The hon. Member’s contribution is timely. We know what commitments were given during the New Decade, New Approach agreement on legacy matters in Northern Ireland, and we wait to hear from the Government where they are. Both of us have engaged in conversations recently about where that may go. While we may wish it to go in different directions, I am not sure that either of us will be overly satisfied with what emerges.
I want to touch on a number of key aspects of the Bill. I saw that the Minister, with his normal enthusiasm, talked at the weekend about some of those seeking to amend the Bill being “deeply disingenuous”, “repeating campaign lines” and
“talking a good game…but fundamentally unwilling to lift a finger”
to protect service personnel. He made those comments. I am sharing them because I want to say categorically that they do not accord with me as a signatory of amendments 1 to 10, and nor do I believe that they appropriately accord with others who have signed the amendments.
I think it is right to say that people are being disingenuous if they think that war crimes or genocide are issues that are precluded under the Bill. They are not—they are clearly included in schedule 1—but the Government are wrong not to refocus and think again about torture. Torture should be exempted from the provisions of the Bill. I say that very clearly, drawing on the comments by the right hon. Member for New Forest East (Dr Lewis).
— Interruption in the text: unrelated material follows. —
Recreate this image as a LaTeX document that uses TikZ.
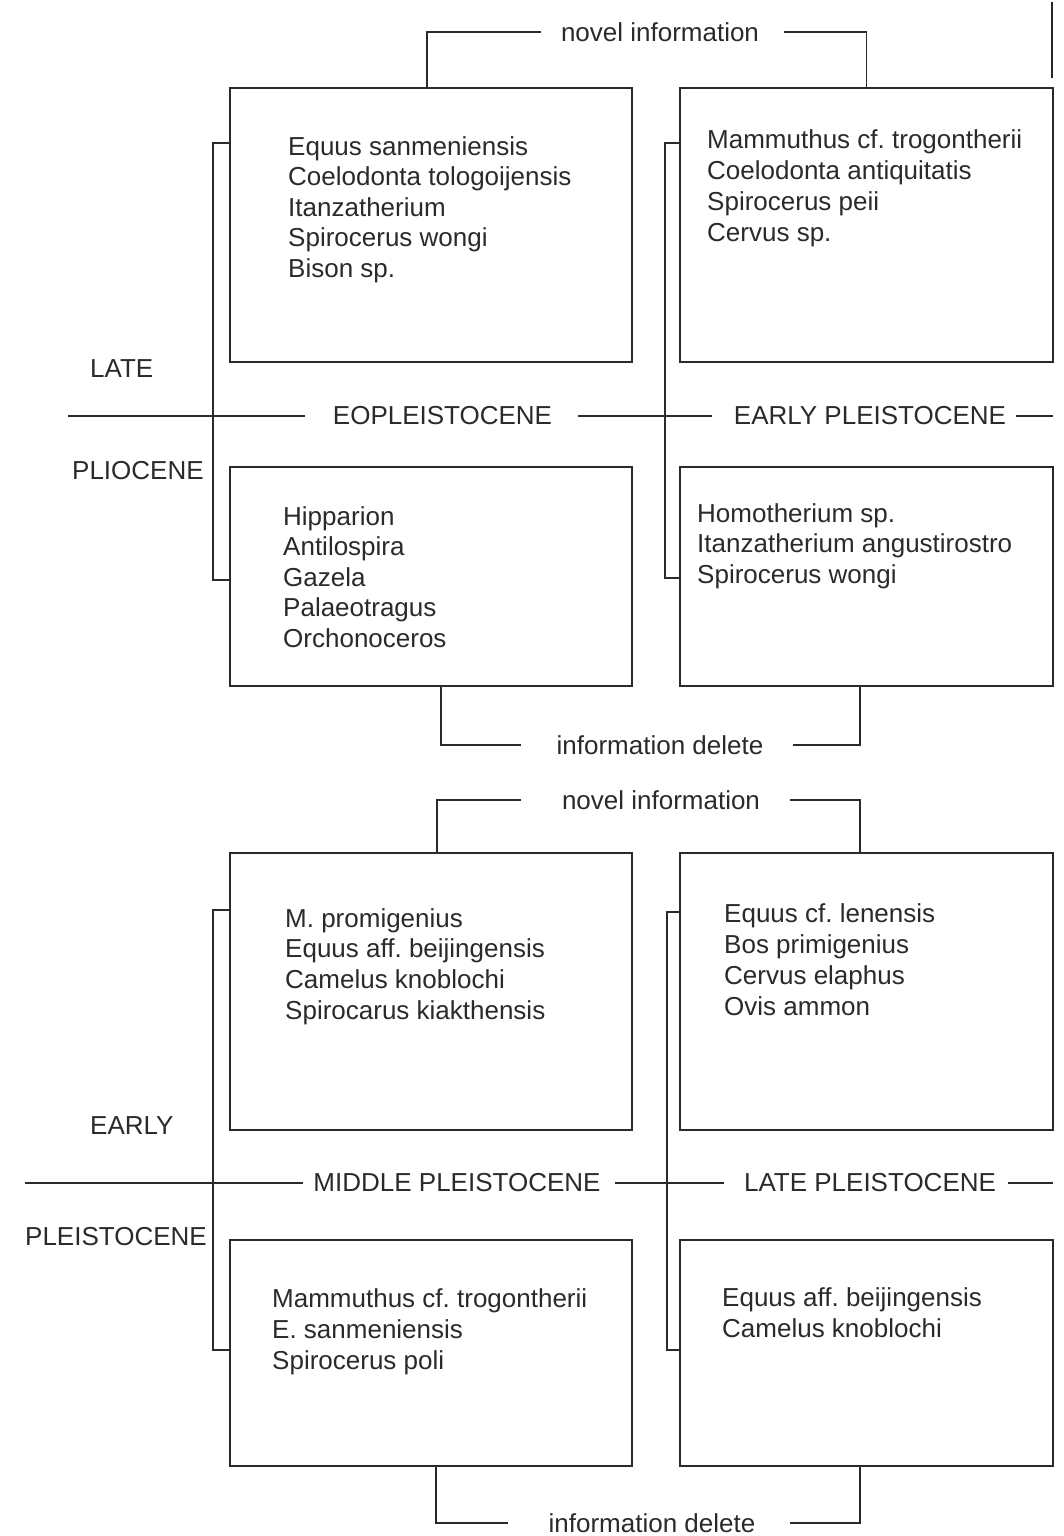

He was right to reflect that clause 3(2)(b) draws on cases where there has been an investigation before, but what it does not do, and what it should do—I referred to this on Second Reading—is rule out the provisions of the Bill being used where there has not been an investigation at all.
Can it genuinely be the case that where issues are raised around torture where there has not been an investigation at all, we accept that the presumption against prosecution should be engaged? I do not think so. I have clearly argued, alongside the Minister as a member of the Defence Committee, that where the state has discharged its duty through a satisfactory investigation, then we can seek to protect our service personnel from prosecution, but not before.
We are asking the Attorney General to make the determination through the provisions of this Bill. That is the very same Attorney General who will be asked to agree that, because this Bill is being used, our service personnel have to go to the International Criminal Court. That cannot be right. Take these issues back to St Aquinas on what a just war is; he considers the morality of war. We as a country stand firmly against torture. When we engage in armed conflict, we operate on the basis that we share those values—that there is an international norm: our guys will not be tortured because we give a clear commitment that we will not torture theirs. That goes with this Bill.